▶ _Stored data_
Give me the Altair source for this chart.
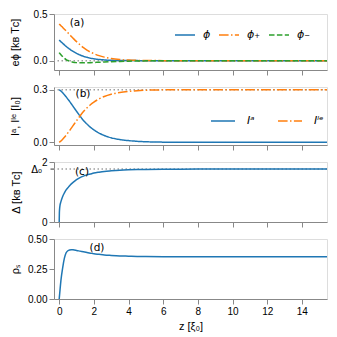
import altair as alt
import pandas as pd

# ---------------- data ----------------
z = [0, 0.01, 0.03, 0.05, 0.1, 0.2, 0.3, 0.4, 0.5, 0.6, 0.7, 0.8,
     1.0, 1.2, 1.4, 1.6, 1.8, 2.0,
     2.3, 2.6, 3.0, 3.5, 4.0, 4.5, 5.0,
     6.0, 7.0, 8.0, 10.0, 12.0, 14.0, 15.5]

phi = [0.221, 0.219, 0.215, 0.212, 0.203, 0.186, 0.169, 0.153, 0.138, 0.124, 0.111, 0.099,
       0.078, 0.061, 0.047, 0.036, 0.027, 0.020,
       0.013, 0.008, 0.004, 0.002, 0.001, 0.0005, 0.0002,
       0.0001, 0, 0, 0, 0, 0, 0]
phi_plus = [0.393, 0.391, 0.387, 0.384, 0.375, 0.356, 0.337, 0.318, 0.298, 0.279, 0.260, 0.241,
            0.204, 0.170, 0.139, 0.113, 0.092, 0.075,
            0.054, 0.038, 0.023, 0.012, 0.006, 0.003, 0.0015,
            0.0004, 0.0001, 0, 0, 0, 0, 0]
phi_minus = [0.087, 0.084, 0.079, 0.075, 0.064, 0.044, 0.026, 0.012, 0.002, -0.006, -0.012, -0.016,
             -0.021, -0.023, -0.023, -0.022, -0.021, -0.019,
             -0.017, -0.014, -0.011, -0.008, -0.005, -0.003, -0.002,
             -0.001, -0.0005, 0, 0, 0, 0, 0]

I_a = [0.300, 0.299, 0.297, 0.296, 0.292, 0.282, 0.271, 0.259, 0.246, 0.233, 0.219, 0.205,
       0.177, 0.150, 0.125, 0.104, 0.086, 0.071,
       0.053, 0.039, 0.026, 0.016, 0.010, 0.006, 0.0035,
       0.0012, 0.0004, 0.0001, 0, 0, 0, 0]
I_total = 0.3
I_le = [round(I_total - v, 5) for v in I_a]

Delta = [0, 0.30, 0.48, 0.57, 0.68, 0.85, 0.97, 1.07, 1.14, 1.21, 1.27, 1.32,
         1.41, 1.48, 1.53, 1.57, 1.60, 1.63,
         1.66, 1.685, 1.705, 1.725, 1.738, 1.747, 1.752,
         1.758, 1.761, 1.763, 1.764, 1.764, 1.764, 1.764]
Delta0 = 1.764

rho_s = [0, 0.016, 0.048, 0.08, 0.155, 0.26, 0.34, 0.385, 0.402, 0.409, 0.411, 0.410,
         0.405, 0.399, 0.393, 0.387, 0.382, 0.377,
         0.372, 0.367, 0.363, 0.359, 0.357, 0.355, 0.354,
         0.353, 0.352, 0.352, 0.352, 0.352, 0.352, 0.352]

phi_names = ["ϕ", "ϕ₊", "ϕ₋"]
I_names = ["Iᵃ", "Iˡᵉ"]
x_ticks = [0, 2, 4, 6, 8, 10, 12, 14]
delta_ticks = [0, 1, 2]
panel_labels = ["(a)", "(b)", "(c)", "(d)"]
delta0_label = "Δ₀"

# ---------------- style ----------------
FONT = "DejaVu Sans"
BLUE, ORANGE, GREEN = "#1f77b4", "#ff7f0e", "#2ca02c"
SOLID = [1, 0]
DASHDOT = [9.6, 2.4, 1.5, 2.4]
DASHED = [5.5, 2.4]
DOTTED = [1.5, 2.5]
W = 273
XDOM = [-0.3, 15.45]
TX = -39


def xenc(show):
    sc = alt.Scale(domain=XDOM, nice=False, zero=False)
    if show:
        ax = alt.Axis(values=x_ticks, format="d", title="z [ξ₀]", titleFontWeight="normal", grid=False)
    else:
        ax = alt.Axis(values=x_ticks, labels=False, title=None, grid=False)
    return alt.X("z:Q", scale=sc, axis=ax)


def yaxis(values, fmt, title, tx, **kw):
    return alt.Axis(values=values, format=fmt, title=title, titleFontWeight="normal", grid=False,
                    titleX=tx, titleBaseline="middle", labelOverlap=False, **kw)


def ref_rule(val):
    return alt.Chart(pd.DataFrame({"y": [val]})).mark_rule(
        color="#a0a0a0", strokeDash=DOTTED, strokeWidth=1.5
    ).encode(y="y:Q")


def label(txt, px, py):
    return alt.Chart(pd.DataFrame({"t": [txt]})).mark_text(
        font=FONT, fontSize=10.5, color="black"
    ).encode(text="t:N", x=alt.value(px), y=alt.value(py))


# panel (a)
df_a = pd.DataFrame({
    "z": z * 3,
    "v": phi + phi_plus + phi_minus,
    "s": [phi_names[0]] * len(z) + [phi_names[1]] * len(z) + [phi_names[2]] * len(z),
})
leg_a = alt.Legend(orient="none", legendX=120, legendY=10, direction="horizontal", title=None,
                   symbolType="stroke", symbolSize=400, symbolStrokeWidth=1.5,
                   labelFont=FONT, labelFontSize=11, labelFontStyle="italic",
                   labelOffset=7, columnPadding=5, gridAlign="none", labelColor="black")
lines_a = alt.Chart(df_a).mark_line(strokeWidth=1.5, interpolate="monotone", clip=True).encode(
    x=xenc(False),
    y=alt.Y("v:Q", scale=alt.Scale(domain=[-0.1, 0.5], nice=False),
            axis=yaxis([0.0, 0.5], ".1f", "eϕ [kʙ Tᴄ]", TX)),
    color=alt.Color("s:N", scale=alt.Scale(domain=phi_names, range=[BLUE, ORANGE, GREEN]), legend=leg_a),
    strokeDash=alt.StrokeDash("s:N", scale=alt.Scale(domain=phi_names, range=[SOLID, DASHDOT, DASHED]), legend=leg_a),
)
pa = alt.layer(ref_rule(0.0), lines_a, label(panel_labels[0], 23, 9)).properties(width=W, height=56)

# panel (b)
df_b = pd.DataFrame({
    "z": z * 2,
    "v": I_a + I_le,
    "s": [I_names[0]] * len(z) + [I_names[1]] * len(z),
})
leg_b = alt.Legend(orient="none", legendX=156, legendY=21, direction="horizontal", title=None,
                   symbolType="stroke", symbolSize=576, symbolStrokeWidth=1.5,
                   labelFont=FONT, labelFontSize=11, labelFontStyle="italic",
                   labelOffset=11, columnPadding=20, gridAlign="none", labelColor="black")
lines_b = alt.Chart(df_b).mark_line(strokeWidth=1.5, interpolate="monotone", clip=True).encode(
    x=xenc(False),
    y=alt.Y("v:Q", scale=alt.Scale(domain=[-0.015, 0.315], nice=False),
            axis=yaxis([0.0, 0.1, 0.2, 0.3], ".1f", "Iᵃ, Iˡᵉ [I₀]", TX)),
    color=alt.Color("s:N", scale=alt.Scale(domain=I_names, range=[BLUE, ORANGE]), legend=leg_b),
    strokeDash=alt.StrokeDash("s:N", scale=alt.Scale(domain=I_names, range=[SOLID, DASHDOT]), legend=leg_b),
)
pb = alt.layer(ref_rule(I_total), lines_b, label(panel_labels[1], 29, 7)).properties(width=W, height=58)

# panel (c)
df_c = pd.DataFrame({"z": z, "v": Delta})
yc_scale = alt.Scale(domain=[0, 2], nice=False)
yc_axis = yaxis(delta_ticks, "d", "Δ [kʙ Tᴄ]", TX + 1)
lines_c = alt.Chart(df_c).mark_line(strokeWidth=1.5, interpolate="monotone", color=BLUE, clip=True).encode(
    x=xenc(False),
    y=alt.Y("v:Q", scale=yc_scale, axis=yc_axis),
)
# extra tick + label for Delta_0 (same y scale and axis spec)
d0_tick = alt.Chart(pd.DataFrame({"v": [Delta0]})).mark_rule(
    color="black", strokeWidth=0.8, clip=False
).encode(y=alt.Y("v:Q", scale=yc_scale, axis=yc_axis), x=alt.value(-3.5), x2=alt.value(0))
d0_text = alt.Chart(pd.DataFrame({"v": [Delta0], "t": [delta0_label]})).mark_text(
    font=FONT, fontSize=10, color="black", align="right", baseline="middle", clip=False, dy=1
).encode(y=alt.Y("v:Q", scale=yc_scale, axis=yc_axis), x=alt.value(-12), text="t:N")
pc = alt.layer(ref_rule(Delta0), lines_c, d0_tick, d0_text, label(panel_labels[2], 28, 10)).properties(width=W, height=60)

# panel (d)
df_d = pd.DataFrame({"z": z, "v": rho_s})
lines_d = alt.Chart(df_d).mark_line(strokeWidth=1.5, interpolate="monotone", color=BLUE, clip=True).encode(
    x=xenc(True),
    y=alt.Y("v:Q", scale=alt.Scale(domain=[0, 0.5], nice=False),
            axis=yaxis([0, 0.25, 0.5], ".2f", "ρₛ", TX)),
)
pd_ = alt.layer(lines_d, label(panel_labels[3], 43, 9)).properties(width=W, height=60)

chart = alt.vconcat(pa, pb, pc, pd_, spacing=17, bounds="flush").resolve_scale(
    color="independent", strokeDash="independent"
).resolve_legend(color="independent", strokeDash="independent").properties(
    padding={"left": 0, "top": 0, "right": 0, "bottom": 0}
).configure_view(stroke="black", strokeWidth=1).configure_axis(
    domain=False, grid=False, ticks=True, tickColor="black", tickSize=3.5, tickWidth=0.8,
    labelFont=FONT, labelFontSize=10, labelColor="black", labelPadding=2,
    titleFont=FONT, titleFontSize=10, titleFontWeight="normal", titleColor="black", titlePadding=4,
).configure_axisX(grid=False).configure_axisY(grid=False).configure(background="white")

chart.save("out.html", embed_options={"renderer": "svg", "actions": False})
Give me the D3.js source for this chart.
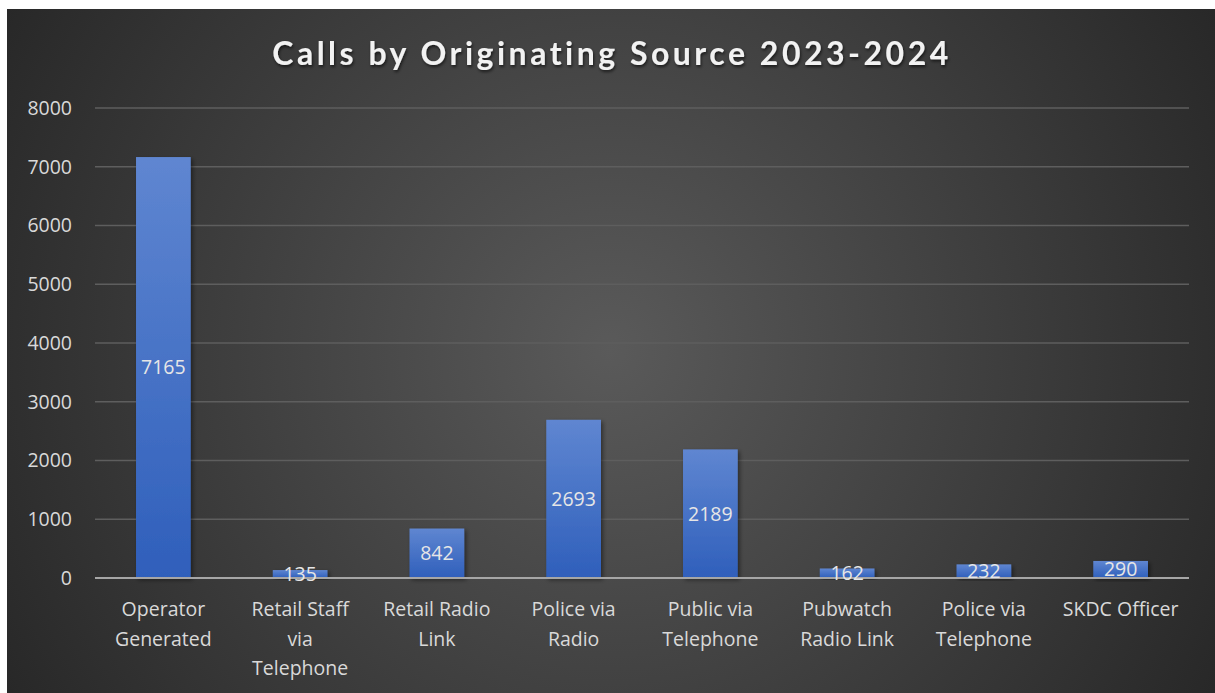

▶ _What you are asked to do_
Repeat only the lines from the beginning of the material through the line containing "6.0, 7.0, 8.0, 10.0, 12.0, 14.0, 15.5]", both ends kept, leaving pictures out.

▶ _Full response_
Give me the Altair source for this chart.
import altair as alt
import pandas as pd

# ---------------- data ----------------
z = [0, 0.01, 0.03, 0.05, 0.1, 0.2, 0.3, 0.4, 0.5, 0.6, 0.7, 0.8,
     1.0, 1.2, 1.4, 1.6, 1.8, 2.0,
     2.3, 2.6, 3.0, 3.5, 4.0, 4.5, 5.0,
     6.0, 7.0, 8.0, 10.0, 12.0, 14.0, 15.5]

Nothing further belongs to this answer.